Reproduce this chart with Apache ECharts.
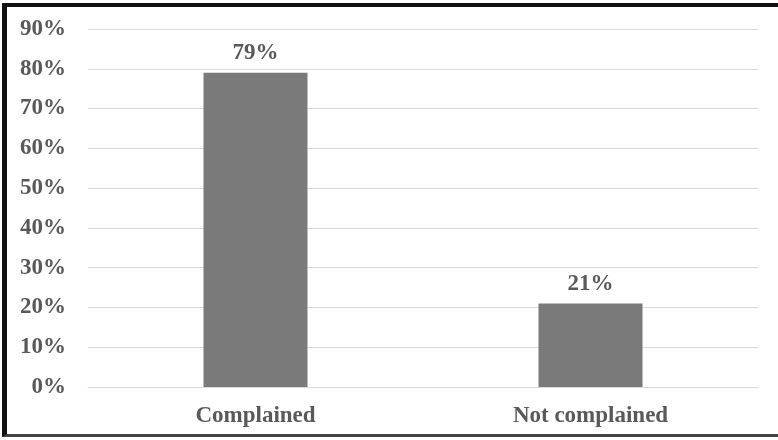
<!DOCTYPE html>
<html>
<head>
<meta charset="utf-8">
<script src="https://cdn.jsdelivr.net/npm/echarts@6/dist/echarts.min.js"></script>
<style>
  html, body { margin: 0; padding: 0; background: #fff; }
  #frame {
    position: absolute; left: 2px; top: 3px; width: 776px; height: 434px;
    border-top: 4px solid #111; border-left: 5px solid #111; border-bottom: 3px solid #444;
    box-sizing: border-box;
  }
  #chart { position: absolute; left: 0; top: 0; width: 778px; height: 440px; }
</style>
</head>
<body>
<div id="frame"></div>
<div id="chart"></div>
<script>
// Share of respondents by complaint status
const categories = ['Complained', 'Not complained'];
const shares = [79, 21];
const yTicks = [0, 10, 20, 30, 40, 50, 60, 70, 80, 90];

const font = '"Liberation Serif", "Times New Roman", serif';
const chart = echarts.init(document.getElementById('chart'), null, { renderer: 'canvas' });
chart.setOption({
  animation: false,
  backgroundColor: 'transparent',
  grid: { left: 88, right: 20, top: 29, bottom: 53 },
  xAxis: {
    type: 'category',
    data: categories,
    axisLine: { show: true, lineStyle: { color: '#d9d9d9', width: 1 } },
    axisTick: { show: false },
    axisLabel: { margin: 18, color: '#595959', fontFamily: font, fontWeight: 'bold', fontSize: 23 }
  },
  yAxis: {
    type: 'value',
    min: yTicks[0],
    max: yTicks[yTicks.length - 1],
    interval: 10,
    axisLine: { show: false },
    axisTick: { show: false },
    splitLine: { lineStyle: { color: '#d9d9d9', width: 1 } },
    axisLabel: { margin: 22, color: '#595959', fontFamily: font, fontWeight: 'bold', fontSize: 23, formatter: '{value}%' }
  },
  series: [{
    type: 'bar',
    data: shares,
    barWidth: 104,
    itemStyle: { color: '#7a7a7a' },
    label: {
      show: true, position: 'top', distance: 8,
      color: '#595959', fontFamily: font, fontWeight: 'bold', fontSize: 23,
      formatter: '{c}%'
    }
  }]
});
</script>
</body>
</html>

What the task asks
Repeat the material above word for word, please, apart from its images.

Task result
Reproduce this chart with Apache ECharts.
<!DOCTYPE html>
<html>
<head>
<meta charset="utf-8">
<script src="https://cdn.jsdelivr.net/npm/echarts@6/dist/echarts.min.js"></script>
<style>
  html, body { margin: 0; padding: 0; background: #fff; }
  #frame {
    position: absolute; left: 2px; top: 3px; width: 776px; height: 434px;
    border-top: 4px solid #111; border-left: 5px solid #111; border-bottom: 3px solid #444;
    box-sizing: border-box;
  }
  #chart { position: absolute; left: 0; top: 0; width: 778px; height: 440px; }
</style>
</head>
<body>
<div id="frame"></div>
<div id="chart"></div>
<script>
// Share of respondents by complaint status
const categories = ['Complained', 'Not complained'];
const shares = [79, 21];
const yTicks = [0, 10, 20, 30, 40, 50, 60, 70, 80, 90];

const font = '"Liberation Serif", "Times New Roman", serif';
const chart = echarts.init(document.getElementById('chart'), null, { renderer: 'canvas' });
chart.setOption({
  animation: false,
  backgroundColor: 'transparent',
  grid: { left: 88, right: 20, top: 29, bottom: 53 },
  xAxis: {
    type: 'category',
    data: categories,
    axisLine: { show: true, lineStyle: { color: '#d9d9d9', width: 1 } },
    axisTick: { show: false },
    axisLabel: { margin: 18, color: '#595959', fontFamily: font, fontWeight: 'bold', fontSize: 23 }
  },
  yAxis: {
    type: 'value',
    min: yTicks[0],
    max: yTicks[yTicks.length - 1],
    interval: 10,
    axisLine: { show: false },
    axisTick: { show: false },
    splitLine: { lineStyle: { color: '#d9d9d9', width: 1 } },
    axisLabel: { margin: 22, color: '#595959', fontFamily: font, fontWeight: 'bold', fontSize: 23, formatter: '{value}%' }
  },
  series: [{
    type: 'bar',
    data: shares,
    barWidth: 104,
    itemStyle: { color: '#7a7a7a' },
    label: {
      show: true, position: 'top', distance: 8,
      color: '#595959', fontFamily: font, fontWeight: 'bold', fontSize: 23,
      formatter: '{c}%'
    }
  }]
});
</script>
</body>
</html>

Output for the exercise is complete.